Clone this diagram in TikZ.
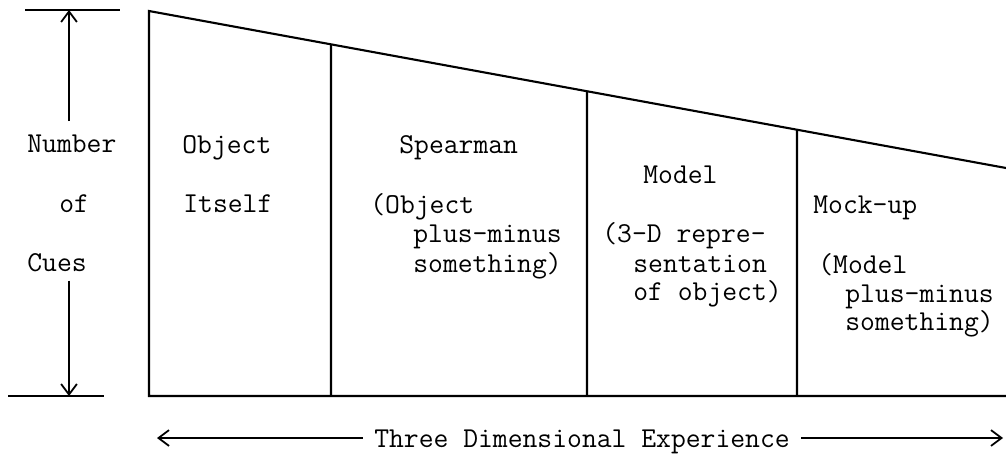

* * *

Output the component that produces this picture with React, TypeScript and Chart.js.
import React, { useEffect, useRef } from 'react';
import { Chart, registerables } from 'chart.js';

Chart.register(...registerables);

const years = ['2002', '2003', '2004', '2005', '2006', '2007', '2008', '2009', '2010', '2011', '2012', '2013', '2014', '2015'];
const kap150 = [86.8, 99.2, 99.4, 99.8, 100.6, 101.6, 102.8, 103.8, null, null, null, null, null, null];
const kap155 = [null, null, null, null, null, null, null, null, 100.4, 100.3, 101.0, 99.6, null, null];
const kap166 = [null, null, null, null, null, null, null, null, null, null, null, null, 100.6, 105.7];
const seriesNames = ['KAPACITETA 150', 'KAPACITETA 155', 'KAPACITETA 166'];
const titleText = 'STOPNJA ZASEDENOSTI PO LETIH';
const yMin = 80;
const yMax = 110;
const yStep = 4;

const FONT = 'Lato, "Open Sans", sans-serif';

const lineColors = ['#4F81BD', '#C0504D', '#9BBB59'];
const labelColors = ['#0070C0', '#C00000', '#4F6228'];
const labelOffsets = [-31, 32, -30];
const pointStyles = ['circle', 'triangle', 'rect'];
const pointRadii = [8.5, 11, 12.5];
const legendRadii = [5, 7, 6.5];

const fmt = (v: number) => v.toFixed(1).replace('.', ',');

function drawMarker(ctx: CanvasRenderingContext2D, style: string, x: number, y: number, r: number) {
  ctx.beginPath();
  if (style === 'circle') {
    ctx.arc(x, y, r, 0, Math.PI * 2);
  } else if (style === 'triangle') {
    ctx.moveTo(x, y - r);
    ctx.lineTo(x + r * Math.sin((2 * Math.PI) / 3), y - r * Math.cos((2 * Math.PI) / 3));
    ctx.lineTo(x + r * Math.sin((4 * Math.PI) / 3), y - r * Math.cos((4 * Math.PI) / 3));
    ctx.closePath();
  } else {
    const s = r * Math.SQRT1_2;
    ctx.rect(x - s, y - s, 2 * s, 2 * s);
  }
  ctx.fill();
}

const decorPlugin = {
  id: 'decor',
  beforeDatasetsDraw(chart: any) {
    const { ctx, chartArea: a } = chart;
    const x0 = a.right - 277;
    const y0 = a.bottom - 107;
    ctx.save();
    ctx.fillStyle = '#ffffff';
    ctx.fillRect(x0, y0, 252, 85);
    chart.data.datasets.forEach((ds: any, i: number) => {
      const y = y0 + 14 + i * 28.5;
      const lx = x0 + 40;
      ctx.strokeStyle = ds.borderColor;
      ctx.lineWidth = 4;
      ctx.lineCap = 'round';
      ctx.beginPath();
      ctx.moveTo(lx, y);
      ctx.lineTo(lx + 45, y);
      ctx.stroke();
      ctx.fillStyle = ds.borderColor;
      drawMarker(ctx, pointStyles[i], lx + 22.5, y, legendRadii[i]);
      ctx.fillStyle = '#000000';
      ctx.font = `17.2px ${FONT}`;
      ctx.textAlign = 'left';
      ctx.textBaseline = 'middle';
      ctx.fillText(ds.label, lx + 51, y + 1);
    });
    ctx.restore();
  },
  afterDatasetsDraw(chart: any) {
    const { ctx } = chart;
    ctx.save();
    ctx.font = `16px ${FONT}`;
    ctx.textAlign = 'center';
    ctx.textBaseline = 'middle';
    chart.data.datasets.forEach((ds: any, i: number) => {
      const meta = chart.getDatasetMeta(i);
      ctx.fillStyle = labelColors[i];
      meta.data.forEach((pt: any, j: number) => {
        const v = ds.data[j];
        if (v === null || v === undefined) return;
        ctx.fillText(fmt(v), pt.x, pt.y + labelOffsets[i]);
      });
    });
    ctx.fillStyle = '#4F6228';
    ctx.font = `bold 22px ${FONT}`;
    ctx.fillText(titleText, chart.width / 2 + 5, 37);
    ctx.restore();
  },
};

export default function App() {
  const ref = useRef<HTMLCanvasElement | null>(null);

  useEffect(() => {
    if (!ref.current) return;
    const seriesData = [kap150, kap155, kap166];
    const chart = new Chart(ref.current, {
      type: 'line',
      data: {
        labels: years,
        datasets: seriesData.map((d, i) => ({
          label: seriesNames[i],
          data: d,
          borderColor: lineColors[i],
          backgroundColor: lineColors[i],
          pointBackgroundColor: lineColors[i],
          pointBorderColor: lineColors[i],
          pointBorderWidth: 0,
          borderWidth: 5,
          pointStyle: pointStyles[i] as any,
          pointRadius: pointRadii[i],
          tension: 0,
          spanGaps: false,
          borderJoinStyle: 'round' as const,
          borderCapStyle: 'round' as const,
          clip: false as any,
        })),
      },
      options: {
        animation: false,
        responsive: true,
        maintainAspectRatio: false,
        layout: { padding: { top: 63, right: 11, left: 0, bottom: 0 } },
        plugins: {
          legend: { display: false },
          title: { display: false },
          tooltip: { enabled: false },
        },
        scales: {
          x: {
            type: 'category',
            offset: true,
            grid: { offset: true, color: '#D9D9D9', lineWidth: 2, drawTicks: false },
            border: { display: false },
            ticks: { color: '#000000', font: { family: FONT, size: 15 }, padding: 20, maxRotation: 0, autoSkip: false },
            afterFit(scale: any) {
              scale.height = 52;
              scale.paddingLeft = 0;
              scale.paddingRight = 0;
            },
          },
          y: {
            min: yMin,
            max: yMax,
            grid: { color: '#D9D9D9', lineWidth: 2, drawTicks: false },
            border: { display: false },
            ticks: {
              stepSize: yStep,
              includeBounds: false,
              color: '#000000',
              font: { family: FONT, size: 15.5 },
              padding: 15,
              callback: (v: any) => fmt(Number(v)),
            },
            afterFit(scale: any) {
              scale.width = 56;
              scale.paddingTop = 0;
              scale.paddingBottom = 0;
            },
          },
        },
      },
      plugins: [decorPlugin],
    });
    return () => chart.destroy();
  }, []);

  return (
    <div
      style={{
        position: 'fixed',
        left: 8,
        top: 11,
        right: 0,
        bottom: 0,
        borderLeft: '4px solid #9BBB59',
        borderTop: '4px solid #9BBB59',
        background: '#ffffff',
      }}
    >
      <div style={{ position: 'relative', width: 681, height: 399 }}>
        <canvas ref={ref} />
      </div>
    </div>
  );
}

*Task requirements:*
From the entries above, extract only the lines running from the one containing "Output the component" through the one containing "Chart.register(...registerables);", inclusive.

*Response to the task:*
Output the component that produces this picture with React, TypeScript and Chart.js.
import React, { useEffect, useRef } from 'react';
import { Chart, registerables } from 'chart.js';

Chart.register(...registerables);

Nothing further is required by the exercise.